* Start Provided data *
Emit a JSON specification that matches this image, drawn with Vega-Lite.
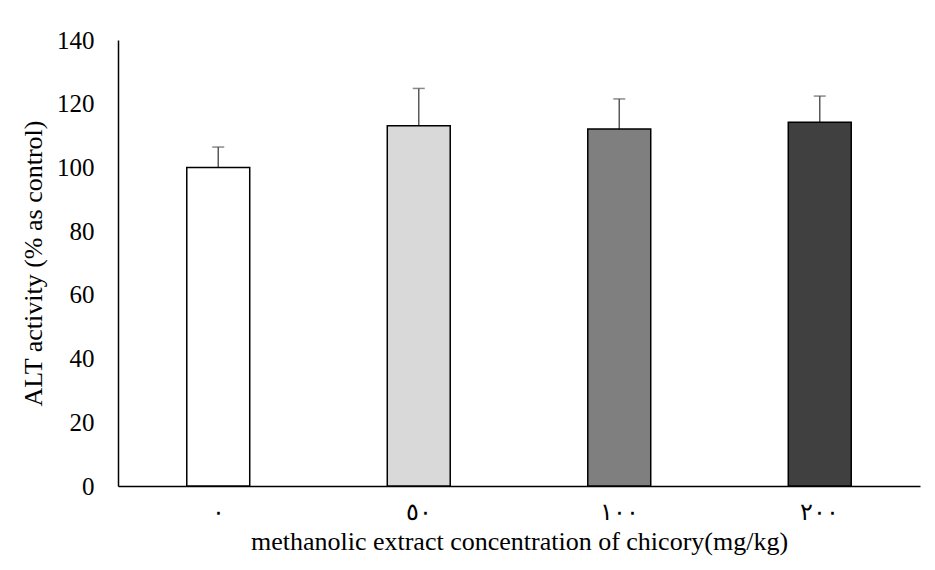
{
  "$schema": "https://vega.github.io/schema/vega-lite/v6.json",
  "autosize": "none",
  "width": 802,
  "height": 446,
  "padding": {"left": 118, "top": 40, "right": 15, "bottom": 84},
  "background": "white",
  "config": {
    "view": {"stroke": null},
    "font": "Liberation Serif",
    "axis": {"labelFont": "Liberation Serif", "titleFont": "Liberation Serif", "labelColor": "black", "titleColor": "black", "titleFontWeight": "normal"}
  },
  "data": {
    "values": [
      {"dose": "٠", "value": 100, "upper": 106.4, "color": "#ffffff"},
      {"dose": "٥٠", "value": 113.1, "upper": 124.8, "color": "#d9d9d9"},
      {"dose": "١٠٠", "value": 112.1, "upper": 121.5, "color": "#7f7f7f"},
      {"dose": "٢٠٠", "value": 114.2, "upper": 122.4, "color": "#404040"}
    ]
  },
  "encoding": {
    "x": {
      "field": "dose", "type": "nominal", "sort": null,
      "scale": {"paddingInner": 0.686, "paddingOuter": 0.343},
      "axis": {
        "title": "methanolic extract concentration of chicory(mg/kg)",
        "titleFontSize": 26, "titlePadding": 4,
        "labelFontSize": 24, "labelAngle": 0, "labelPadding": 14,
        "ticks": false, "domainColor": "black", "domainWidth": 1.5
      }
    }
  },
  "layer": [
    {
      "mark": {"type": "rule", "color": "#595959", "strokeWidth": 1.5},
      "encoding": {
        "y": {"field": "value", "type": "quantitative"},
        "y2": {"field": "upper"}
      }
    },
    {
      "mark": {"type": "tick", "color": "#595959", "thickness": 1.5, "size": 12},
      "encoding": {
        "y": {"field": "upper", "type": "quantitative"}
      }
    },
    {
      "mark": {"type": "bar", "stroke": "black", "strokeWidth": 1.5},
      "encoding": {
        "y": {
          "field": "value", "type": "quantitative",
          "scale": {"domain": [0, 140], "nice": false},
          "axis": {
            "title": "ALT activity (% as control)",
            "titleFontSize": 26, "titlePadding": 10,
            "labelFontSize": 25, "labelPadding": 24,
            "values": [0, 20, 40, 60, 80, 100, 120, 140],
            "ticks": false, "grid": false,
            "domainColor": "black", "domainWidth": 1.5
          }
        },
        "fill": {"field": "color", "type": "nominal", "scale": null}
      }
    }
  ]
}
* End Provided data *
Exercise prompt: Working from the material above, transcribe it exactly while omitting pictures.

Expected output:
Emit a JSON specification that matches this image, drawn with Vega-Lite.
{
  "$schema": "https://vega.github.io/schema/vega-lite/v6.json",
  "autosize": "none",
  "width": 802,
  "height": 446,
  "padding": {"left": 118, "top": 40, "right": 15, "bottom": 84},
  "background": "white",
  "config": {
    "view": {"stroke": null},
    "font": "Liberation Serif",
    "axis": {"labelFont": "Liberation Serif", "titleFont": "Liberation Serif", "labelColor": "black", "titleColor": "black", "titleFontWeight": "normal"}
  },
  "data": {
    "values": [
      {"dose": "٠", "value": 100, "upper": 106.4, "color": "#ffffff"},
      {"dose": "٥٠", "value": 113.1, "upper": 124.8, "color": "#d9d9d9"},
      {"dose": "١٠٠", "value": 112.1, "upper": 121.5, "color": "#7f7f7f"},
      {"dose": "٢٠٠", "value": 114.2, "upper": 122.4, "color": "#404040"}
    ]
  },
  "encoding": {
    "x": {
      "field": "dose", "type": "nominal", "sort": null,
      "scale": {"paddingInner": 0.686, "paddingOuter": 0.343},
      "axis": {
        "title": "methanolic extract concentration of chicory(mg/kg)",
        "titleFontSize": 26, "titlePadding": 4,
        "labelFontSize": 24, "labelAngle": 0, "labelPadding": 14,
        "ticks": false, "domainColor": "black", "domainWidth": 1.5
      }
    }
  },
  "layer": [
    {
      "mark": {"type": "rule", "color": "#595959", "strokeWidth": 1.5},
      "encoding": {
        "y": {"field": "value", "type": "quantitative"},
        "y2": {"field": "upper"}
      }
    },
    {
      "mark": {"type": "tick", "color": "#595959", "thickness": 1.5, "size": 12},
      "encoding": {
        "y": {"field": "upper", "type": "quantitative"}
      }
    },
    {
      "mark": {"type": "bar", "stroke": "black", "strokeWidth": 1.5},
      "encoding": {
        "y": {
          "field": "value", "type": "quantitative",
          "scale": {"domain": [0, 140], "nice": false},
          "axis": {
            "title": "ALT activity (% as control)",
            "titleFontSize": 26, "titlePadding": 10,
            "labelFontSize": 25, "labelPadding": 24,
            "values": [0, 20, 40, 60, 80, 100, 120, 140],
            "ticks": false, "grid": false,
            "domainColor": "black", "domainWidth": 1.5
          }
        },
        "fill": {"field": "color", "type": "nominal", "scale": null}
      }
    }
  ]
}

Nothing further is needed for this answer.